Because Africans were included among the first colonists to come to South Carolina, they composed one third of its early population. As African slaves had a variety of skills well suited to the semitropical environment of this colony, they contributed significantly to South Carolina’s prosperity: for instance, the cultivation of Carolina’s cash crops, rice and indigo, was only developed on a large scale with the help of skills and techniques of the African slaves.
The similarity of South Carolina’s environment to West Africa’s and the large proportion of Africans in the population ensured that many aspects of West African culture survived in this colony: for example, enslaved parents continue to give their children African names, a dialect combining English words with African terms developed, etc. In contrast to the other areas, New England and the northern colonies were not committed to slavery as their chief source of labour. Lacking large-scale agricultural enterprises, these colonies did not demand many slaves.
Although slavery was not as profitable to the north as it was to the south, northern colonists did own slaves. In these colonies, since European household servants were hard to find, the slaves owned by the northern settlers were mainly used as domestic servants for the urban elite. Because fewer slaves were introduced into the north, social differences were not as sharp as in the south. The gap between the rich and the poor in New England colonies was narrower than in the Chesapeake colonies.

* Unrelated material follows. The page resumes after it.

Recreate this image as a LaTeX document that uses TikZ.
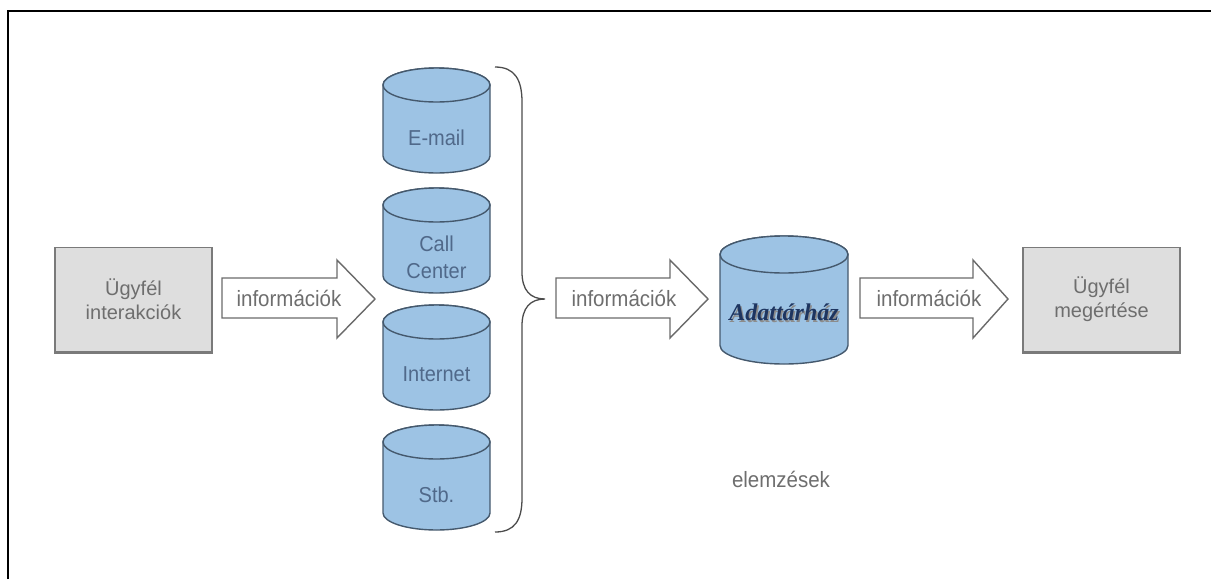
\documentclass[tikz,border=0pt]{standalone}
\usepackage{fontspec}
\setmainfont{Liberation Sans}
\newfontfamily\artfont{Liberation Serif}
\definecolor{cylfill}{HTML}{9DC3E4}
\definecolor{cylline}{HTML}{45596D}
\definecolor{cyltxt}{HTML}{50698A}
\definecolor{boxfill}{HTML}{DEDEDE}
\definecolor{boxline}{HTML}{7A7A7A}
\definecolor{graytxt}{HTML}{6E6E6E}
\definecolor{arrline}{HTML}{6A6A6A}
\definecolor{artblue}{HTML}{1E3560}
\tikzset{
  cylstyle/.style={fill=cylfill, draw=cylline, line width=1.4pt},
  cyltext/.style={text=cyltxt, font=\fontsize{20}{25}\selectfont, align=center, inner sep=0pt, yscale=1.08},
  infobox/.style={fill=boxfill, draw=boxline, line width=1.5pt, minimum width=157pt,
    minimum height=104pt, text=graytxt, font=\fontsize{20}{24}\selectfont, align=center},
  blockarrow/.style={fill=white, draw=arrline, line width=1.4pt, line join=miter},
  arrowtext/.style={text=graytxt, font=\fontsize{20.5}{24}\selectfont, inner sep=0pt, yscale=1.08},
  bracestyle/.style={draw=black!70, line width=1.3pt},
}
% database cylinder: name, left, right, top, bottom, half-height of the lid, label
\newcommand\dbcyl[7]{%
  \pgfmathsetmacro\cylcx{(#2+#3)/2}%
  \pgfmathsetmacro\cylrx{(#3-#2)/2}%
  \filldraw[cylstyle] (#2,#4+#6) -- (#2,#5-#6)
    arc[start angle=180, end angle=360, x radius=\cylrx pt, y radius=#6 pt]
    -- (#3,#4+#6)
    arc[start angle=0, end angle=180, x radius=\cylrx pt, y radius=#6 pt] -- cycle;
  \draw[cylstyle] (\cylcx,#4+#6) ellipse[x radius=\cylrx pt, y radius=#6 pt];
  \node[cyltext] (#1) at (\cylcx,{(#4+2*#6+#5)/2}) {#7};
}
% wide outlined arrow: left end, start of the head, tip
\newcommand\blockarr[3]{%
  \filldraw[blockarrow] (#1,278) -- (#2,278) -- (#2,260) -- (#3,299)
    -- (#2,338) -- (#2,318) -- (#1,318) -- cycle;
}
\begin{document}
\begin{tikzpicture}[x=1pt, y=-1pt]
  \useasboundingbox (0,0) rectangle (1211,579);
  % frame
  \draw[line width=2.8pt] (8,579) -- (8,11) -- (1211,11);

  % customer boxes
  \node[infobox] (interakcio) at (133.5,299.5) {Ügyfél\\interakciók};
  \draw[boxline, line width=2.6pt] (interakcio.south west) -- (interakcio.south east);
  \node[infobox] (megertes) at (1101.5,299.5) {Ügyfél\\megértése};
  \draw[boxline, line width=2.6pt] (megertes.south west) -- (megertes.south east);

  % source databases
  \dbcyl{email}{383}{490}{68}{173}{17}{E-mail}
  \dbcyl{callc}{383}{490}{188}{293}{17}{Call\\Center}
  \dbcyl{inet}{383}{490}{305}{410}{17}{Internet}
  \dbcyl{stb}{383}{490}{425}{530}{17}{Stb.}

  % brace collecting the sources
  \coordinate (bracetip) at (545,299);
  \draw[bracestyle] (495,67) .. controls (515,67) and (522,80) .. (522,102)
    -- (522,272) .. controls (522,290) and (530,299) .. (bracetip)
    .. controls (530,299) and (522,308) .. (522,326)
    -- (522,498) .. controls (522,520) and (515,532) .. (495,532);

  % data warehouse
  \dbcyl{dw}{720}{848}{236}{364}{18.5}{}
  \node[text=black!45, font=\artfont\bfseries\itshape\fontsize{24}{24}\selectfont, inner sep=0pt]
    (dwshadow) at (785.5,314) {Adattárház};
  \node[text=artblue, font=\artfont\bfseries\itshape\fontsize{24}{24}\selectfont, inner sep=0pt]
    (dwlabel) at (784,312) {Adattárház};

  % information flows
  \blockarr{222}{337}{375}
  \node[arrowtext] (info1) at (289,298) {információk};
  \blockarr{556}{670}{708}
  \node[arrowtext] (info2) at (624,298) {információk};
  \blockarr{860}{973}{1008}
  \node[arrowtext] (info3) at (929,298) {információk};

  \node[arrowtext] (elemzes) at (781,479) {elemzések};
\end{tikzpicture}
\end{document}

The different level of importance slavery had on the British colonies in North America accentuated the already existing differences between these settlements. To the distinction between cash crops plantations in the Chesapeake area and diversity of economy in the New England colonies was now added this quite dissimilar role of slavery. This distinction between large-scale slavery in the south and near absence of slavery in the north was going to last until to the middle of the nineteenth century. It was not until the American civil war that this situation finally came to an end.